An apartment complex manager found inflammatory fliers Wednesday morning posted just down the block from where gang members killed a Santa Cruz High School student last fall.
The fliers set off a wave of speculation as to who is responsible, if the threats are legitimate and what can be done to quell unrest in the community.
The anti-police fliers went up in the Chestnut Townhomes and Apartments the day after two suspected gang members - one of who is a Mexican national in the United States illegally - were arrested in connection with the stabbing death of Tyler Tenorio. The 16-year-old was killed in a clash with gang members at the corner of Chestnut and Laurel streets, near the apartment complex, on Oct. 16.
"In our opinion, this is a campaign of intimidation," Santa Cruz police spokesman Zach Friend said.
One of the fliers encourages people to push back against police. "We need to take justice into our own hands."
The second flier is titled "hood unity" and says "No snitching. No collaboration." It calls Santa Cruz police a "Neo-Nazi gang" and criticizes the department's partnership with federal Immigrations and Customs Enforcement gang investigators.
"Whatever other beef we might have, ICE and the police are our common enemies," the first flier states.
Santa Cruz police started working with federal Immigrations and Customs Enforcement gang investigators last month to curb gang activity in the city. Since Tenorio's death, five of the city's past seven homicides were gang related, according to police.
After the fliers were reported Wednesday, police issued an officer-safety warning.
"It makes you a little more vigilant," Santa Cruz police officer Jason Kelley said Thursday. "We just want to be careful."
ICE officials said the agency is focused on immigration enforcement that goes after criminals first, but that people have the right to voice their opinions.
"We're certainly get a lot of people protesting," said Lorie Haley, ICE spokeswoman.
No direct threats have been made and police acknowledge that pasting fliers to parking signs with a glue stick is not a typical gang tactic.

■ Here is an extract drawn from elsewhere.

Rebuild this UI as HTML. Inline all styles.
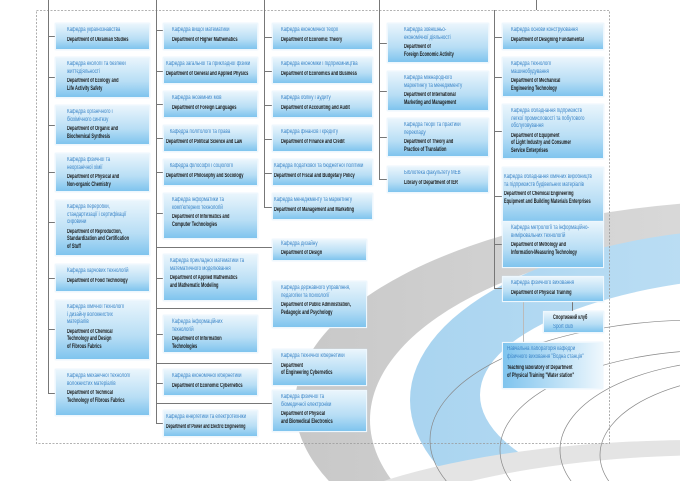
<!DOCTYPE html>
<html><head><meta charset="utf-8"><style>
*{margin:0;padding:0;box-sizing:border-box}
html,body{width:680px;height:481px;overflow:hidden}
body{position:relative;background:#fff;font-family:"Liberation Sans","Noto Sans CJK SC",sans-serif}
.b{position:absolute;background:linear-gradient(#e9f5fc,#b8def5 60%,#7fc4ee);border:1px solid #eef7fd;padding:3px 2px 0 11px;box-shadow:0 0 1px #cfe6f5;overflow:hidden}
.b div{font-size:6px;line-height:7.6px;transform:scaleX(.74);transform-origin:0 0;width:135%;white-space:normal}
.b div.e{font-weight:bold;transform:scaleX(.66);width:152%}
.u{color:#3d86c8;margin-bottom:2px}
.e{color:#1b1b1b}
.l{position:absolute;background:#777}
svg{position:absolute;left:0;top:0}
</style></head><body>
<svg width="680" height="481">
<defs>
<linearGradient id="g" x1="0" y1="0" x2="1" y2="0"><stop offset="0" stop-color="#c8c8c8"/><stop offset=".5" stop-color="#dcdcdc"/><stop offset="1" stop-color="#efefef"/></linearGradient>
<linearGradient id="bl" x1="0" y1="0" x2="1" y2="0"><stop offset="0" stop-color="#a9d4f0"/><stop offset="1" stop-color="#d6ecf9"/></linearGradient>
</defs>
<ellipse cx="770" cy="405" rx="475" ry="205" fill="url(#g)"/>
<ellipse cx="770" cy="420" rx="400" ry="185" fill="#fff"/>
<ellipse cx="770" cy="400" rx="360" ry="172" fill="url(#bl)"/>
<ellipse cx="800" cy="395" rx="320" ry="120" fill="#fff"/>
<ellipse cx="700" cy="560" rx="420" ry="120" fill="#e4e4e4"/>
<ellipse cx="720" cy="575" rx="400" ry="120" fill="#fff"/>
<g fill="none" stroke="#888" stroke-width=".7">
<ellipse cx="700" cy="440" rx="270" ry="120"/>
<ellipse cx="720" cy="450" rx="220" ry="100"/>
<ellipse cx="740" cy="450" rx="180" ry="90"/>
<ellipse cx="760" cy="455" rx="160" ry="80"/>
</g>
<rect x="36.5" y="10.5" width="573" height="433" fill="none" stroke="#999" stroke-width=".8" stroke-dasharray="2,1.5"/>
</svg>
<div class="l" style="left:48px;top:0;width:1px;height:393px"></div>
<div class="l" style="left:156px;top:0;width:1px;height:424px"></div>
<div class="l" style="left:264px;top:0;width:1px;height:207px"></div>
<div class="l" style="left:379px;top:0;width:1px;height:179px"></div>
<div class="l" style="left:494px;top:10px;width:1px;height:278px"></div>
<div class="l" style="left:536px;top:0;width:1px;height:10px"></div>
<div class="l" style="left:48px;top:36px;width:7px;height:1px"></div>
<div class="l" style="left:48px;top:77px;width:7px;height:1px"></div>
<div class="l" style="left:48px;top:125px;width:7px;height:1px"></div>
<div class="l" style="left:48px;top:172px;width:7px;height:1px"></div>
<div class="l" style="left:48px;top:222px;width:7px;height:1px"></div>
<div class="l" style="left:48px;top:278px;width:7px;height:1px"></div>
<div class="l" style="left:48px;top:329px;width:7px;height:1px"></div>
<div class="l" style="left:48px;top:393px;width:7px;height:1px"></div>
<div class="l" style="left:156px;top:30px;width:7px;height:1px"></div>
<div class="l" style="left:156px;top:71px;width:7px;height:1px"></div>
<div class="l" style="left:156px;top:104px;width:7px;height:1px"></div>
<div class="l" style="left:156px;top:138px;width:7px;height:1px"></div>
<div class="l" style="left:156px;top:172px;width:7px;height:1px"></div>
<div class="l" style="left:156px;top:213px;width:7px;height:1px"></div>
<div class="l" style="left:156px;top:278px;width:7px;height:1px"></div>
<div class="l" style="left:156px;top:334px;width:7px;height:1px"></div>
<div class="l" style="left:156px;top:383px;width:7px;height:1px"></div>
<div class="l" style="left:156px;top:423px;width:7px;height:1px"></div>
<div class="l" style="left:156px;top:247px;width:116px;height:1px"></div>
<div class="l" style="left:156px;top:308px;width:116px;height:1px"></div>
<div class="l" style="left:156px;top:363px;width:116px;height:1px"></div>
<div class="l" style="left:156px;top:403px;width:116px;height:1px"></div>
<div class="l" style="left:264px;top:37px;width:8px;height:1px"></div>
<div class="l" style="left:264px;top:71px;width:8px;height:1px"></div>
<div class="l" style="left:264px;top:105px;width:8px;height:1px"></div>
<div class="l" style="left:264px;top:139px;width:8px;height:1px"></div>
<div class="l" style="left:264px;top:173px;width:8px;height:1px"></div>
<div class="l" style="left:264px;top:207px;width:8px;height:1px"></div>
<div class="l" style="left:379px;top:43px;width:8px;height:1px"></div>
<div class="l" style="left:379px;top:91px;width:8px;height:1px"></div>
<div class="l" style="left:379px;top:137px;width:8px;height:1px"></div>
<div class="l" style="left:379px;top:179px;width:8px;height:1px"></div>
<div class="l" style="left:494px;top:37px;width:8px;height:1px"></div>
<div class="l" style="left:494px;top:77px;width:8px;height:1px"></div>
<div class="l" style="left:494px;top:131px;width:8px;height:1px"></div>
<div class="l" style="left:494px;top:196px;width:8px;height:1px"></div>
<div class="l" style="left:494px;top:244px;width:8px;height:1px"></div>
<div class="l" style="left:494px;top:288px;width:8px;height:1px"></div>
<div class="l" style="left:572px;top:302px;width:1px;height:9px"></div>
<div class="l" style="left:523px;top:302px;width:1px;height:40px;background:#bbb"></div>

<div class="b" style="left:55px;top:23px;width:95px;height:27px"><div class="u">Кафедра  українознавства</div><div class="e">Department of Ukrainian Studies</div></div>
<div class="b" style="left:55px;top:57px;width:95px;height:41px"><div class="u">Кафедра екології та безпеки<br>життєдіяльності</div><div class="e">Department of Ecology and<br>Life Activity Safety</div></div>
<div class="b" style="left:55px;top:105px;width:95px;height:40px"><div class="u">Кафедра органічного і<br>біохімічного синтезу</div><div class="e">Department of Organic and<br>Biochemical Synthesis</div></div>
<div class="b" style="left:55px;top:153px;width:95px;height:39px"><div class="u">Кафедра фізичної та<br>неорганічної хімії</div><div class="e">Department of Physical and<br>Non-organic Chemistry</div></div>
<div class="b" style="left:55px;top:200px;width:95px;height:56px"><div class="u">Кафедра переробки,<br>стандартизації і сертифікації<br>сировини</div><div class="e">Department of Reproduction,<br>Standardization and Certification<br>of Stuff</div></div>
<div class="b" style="left:55px;top:264px;width:95px;height:28px"><div class="u">Кафедра харчових технологій</div><div class="e">Department of Food Technology</div></div>
<div class="b" style="left:55px;top:300px;width:95px;height:60px"><div class="u">Кафедра хімічної технології<br>і дизайну волокнистих<br>матеріалів</div><div class="e">Department of Chemical<br>Technology and Design<br>of Fibrous Fabrics</div></div>
<div class="b" style="left:55px;top:369px;width:95px;height:47px"><div class="u">Кафедра механічної технології<br>волокнистих матеріалів</div><div class="e">Department of Technical<br>Technology of Fibrous Fabrics</div></div>

<div class="b" style="left:163px;top:23px;width:95px;height:27px;padding-left:8px"><div class="u">Кафедра вищої математики</div><div class="e">Department of Higher Mathematics</div></div>
<div class="b" style="left:163px;top:57px;width:95px;height:27px;padding-left:2px"><div class="u">Кафедра загальної та прикладної фізики</div><div class="e">Department of General and Applied Physics</div></div>
<div class="b" style="left:163px;top:91px;width:95px;height:27px;padding-left:8px"><div class="u">Кафедра іноземних мов</div><div class="e">Department of Foreign Languages</div></div>
<div class="b" style="left:163px;top:125px;width:95px;height:27px;padding-left:2px"><div class="u">&nbsp;&nbsp;&nbsp;Кафедра політології та права</div><div class="e">Department of Political Science and Law</div></div>
<div class="b" style="left:163px;top:159px;width:95px;height:27px;padding-left:2px"><div class="u">&nbsp;&nbsp;&nbsp;Кафедра філософії і соціології</div><div class="e">Department of Philosophy and Sociology</div></div>
<div class="b" style="left:163px;top:193px;width:95px;height:46px;padding-left:8px"><div class="u">Кафедра інформатики та<br>комп'ютерних технологій</div><div class="e">Department of  Informatics and<br>Computer Technologies</div></div>
<div class="b" style="left:163px;top:254px;width:95px;height:47px;padding-left:6px"><div class="u">Кафедра прикладної математики та<br>математичного моделювання</div><div class="e">Department of  Applied Mathematics<br>and Mathematic Modeling</div></div>
<div class="b" style="left:163px;top:315px;width:95px;height:38px;padding-left:8px"><div class="u">Кафедра інформаційних<br>технологій</div><div class="e">Department of Information<br>Technologies</div></div>
<div class="b" style="left:163px;top:369px;width:95px;height:27px;padding-left:8px"><div class="u">Кафедра економічної кібернетики</div><div class="e">Department of Economic Cybernetics</div></div>
<div class="b" style="left:163px;top:410px;width:95px;height:27px;padding-left:2px"><div class="u" style="white-space:nowrap">Кафедра енергетики та електротехніки</div><div class="e" style="white-space:nowrap;transform:scaleX(.6)">Department of Power and Electric Engineering</div></div>

<div class="b" style="left:272px;top:23px;width:101px;height:27px;padding-left:8px"><div class="u">Кафедра економічної теорії</div><div class="e">Department of  Economic Theory</div></div>
<div class="b" style="left:272px;top:57px;width:101px;height:27px;padding-left:8px"><div class="u">Кафедра економіки і підприємництва</div><div class="e">Department of Economics and Business</div></div>
<div class="b" style="left:272px;top:91px;width:101px;height:27px;padding-left:8px"><div class="u">Кафедра обліку і аудиту</div><div class="e">Department of Accounting and Audit</div></div>
<div class="b" style="left:272px;top:125px;width:101px;height:27px;padding-left:8px"><div class="u">Кафедра фінансів і кредиту</div><div class="e">Department of Finance and Credit</div></div>
<div class="b" style="left:272px;top:159px;width:101px;height:27px;padding-left:1px"><div class="u">Кафедра податкової та бюджетної політики</div><div class="e">Department of  Fiscal and Budgetary Policy</div></div>
<div class="b" style="left:272px;top:193px;width:101px;height:27px;padding-left:1px"><div class="u">Кафедра менеджменту та маркетингу</div><div class="e">Department of Management and Marketing</div></div>
<div class="b" style="left:272px;top:239px;width:95px;height:22px;padding-left:8px;padding-top:1px"><div class="u" style="margin-bottom:1px">Кафедра дизайну</div><div class="e">Department of Design</div></div>
<div class="b" style="left:272px;top:281px;width:95px;height:47px;padding-left:8px"><div class="u">Кафедра державного управління,<br>педагогіки та психології</div><div class="e">Department of Public Administration,<br>Pedagogic and Psychology</div></div>
<div class="b" style="left:272px;top:349px;width:95px;height:37px;padding-left:8px"><div class="u">Кафедра технічної кібернетики</div><div class="e">Department<br>of Engineering Cybernetics</div></div>
<div class="b" style="left:272px;top:390px;width:95px;height:42px;padding-left:8px"><div class="u">Кафедра фізичної та<br>біомедичної електроніки</div><div class="e">Department of Physical<br>and Biomedical Electronics</div></div>

<div class="b" style="left:387px;top:23px;width:102px;height:40px;padding-left:16px"><div class="u">Кафедра зовнішньо-<br>економічної діяльності</div><div class="e">Department of<br>Foreign Economic Activity</div></div>
<div class="b" style="left:387px;top:71px;width:102px;height:40px;padding-left:16px"><div class="u">Кафедра міжнародного<br>маркетингу та менеджменту</div><div class="e">Department of  International<br>Marketing and Management</div></div>
<div class="b" style="left:387px;top:118px;width:102px;height:39px;padding-left:16px"><div class="u">Кафедра теорії та практики<br>перекладу</div><div class="e">Department of Theory and<br>Practice of Translation</div></div>
<div class="b" style="left:387px;top:166px;width:102px;height:27px;padding-left:16px"><div class="u">Бібліотека факультету МЕВ</div><div class="e">Library of Department of IER</div></div>

<div class="b" style="left:502px;top:23px;width:102px;height:27px;padding-left:8px"><div class="u">Кафедра основи  конструювання</div><div class="e">Department of Designing Fundamental</div></div>
<div class="b" style="left:502px;top:57px;width:102px;height:40px;padding-left:8px"><div class="u">Кафедра технології<br>машинобудування</div><div class="e">Department of Mechanical<br>Engineering Technology</div></div>
<div class="b" style="left:502px;top:104px;width:102px;height:55px;padding-left:8px"><div class="u">Кафедра обладнання підприємств<br>легкої промисловості та побутового<br>обслуговування</div><div class="e">Department of Equipment<br>of Light Industry and Consumer<br>Service Enterprises</div></div>
<div class="b" style="left:502px;top:167px;width:102px;height:58px;padding-left:1px;padding-top:6px"><div class="u">Кафедра обладнання хімічних виробництв<br>та підприємств будівельних матеріалів</div><div class="e">Department of Chemical Engineering<br>Equipment and Building Materials Enterprises</div></div>
<div class="b" style="left:502px;top:221px;width:102px;height:47px;padding-left:8px"><div class="u">Кафедра метрології та інформаційно-<br>вимірювальних технологій</div><div class="e">Department of Metrology and<br>Information-Measuring Technology</div></div>
<div class="b" style="left:502px;top:276px;width:102px;height:26px;padding-left:8px"><div class="u">Кафедра фізичного виховання</div><div class="e">Department of Physical Training</div></div>
<div class="b" style="left:543px;top:311px;width:61px;height:22px;padding-left:9px"><div class="e" style="margin-bottom:1px">Спортивний клуб</div><div class="u">Sport club</div></div>
<div class="b" style="left:502px;top:342px;width:101px;height:47px;padding-left:4px;background:linear-gradient(90deg,#7fc4ee,#cbe7f8 70%,#eef7fd)"><div class="u" style="margin-bottom:4px">Навчальна лабораторія кафедри<br>фізичного виховання "Водна станція"</div><div class="e">Teaching laboratory of Department<br>of Physical Training "Water station"</div></div>
</body></html>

The tone of the fliers leans more toward anarchist sentiments, though no one has claimed responsibility for the fliers, police said.
"These are the most clear and direct attempt at intimidation and inciting violence that have been found in recent memory," Friend said, adding that literature associated with the May Day downtown riot and past UC Santa Cruz animal rights protests were not as inflammatory as these fliers.
The partnership with ICE, one of four federal agencies currently assisting in Santa Cruz police investigations, has been controversial, but the fliers marked the first outward expression of anger.
"It speaks to something different," Friend said. "We're confident that this does not reflect the overall community sentiment but the department is getting frustrated by the push-back we're feeling from a small, unrepresentative group."
But people are concerned about immigration officials working in the city, according to Santa Cruz councilman Tony Madrigal said. Despite some outreach by police, some Latino residents worry ICE agents are patrolling with beat cops in Santa Cruz and may stop them on the street.
Madrigal urged police to hold a Spanish-language meeting to explain the department's new direction in combatting gang crime.
"It really would go a long way toward building trust, two-way communication and collaboration between our Police Department and the community," Madrigal said. "The real goal for all of us is to have a safer community. We all understand that the police department cannot do it alone."
Nane Alejandrez, director of the community-based peace movement Barrios Unidos, denounced the call to violence in the fliers but agreed that people in the local Latino community are afraid. He said Santa Cruz needs more alternative programs to keep kids out of gangs and that his group would like to help.
"We need to have a dialogue with police. We need to sit at the table," said Alejandrez, whose organization also does national and international work, and is often consulted by police chiefs elsewhere in the U.S.
But Santa Cruz police and Barrios Unidos have been at odds recently.
During a well-attended community meeting earlier this month, Santa Cruz Deputy Police Chief Rick Martinez said his agency no longer works with the organization because Barrios Unidos doesn't do enough to discourage gang participation.
"That was a very inaccurate portrayal of what Barrios Unidos is," Barrios Unidos board member Carmen Perez said. "Barrios Unidos does not condone violence. We do not support it."
However, Alejandrez said people's possible gang affiliations are not a concern when they turn to the organization for help.
"I don't ask them whether they're a gang member or not when they come in," he said. "They're a human being."
Thursday, with the aroma of sage lingering in the air from a recent cleansing ceremony at the Barrios Unidos campus on Soquel Avenue, Perez and Alejandrez said the organization, founded three decades ago, promotes spirituality, healing and peace. Barrios Unidos sponsors family activities, such as traditional folklórico dance, and employs outreach workers assigned to do prevention and intervention work in Santa Cruz neighborhoods, they said.
"It's not about suppression," Perez said. "It's about creating sustainable community solutions."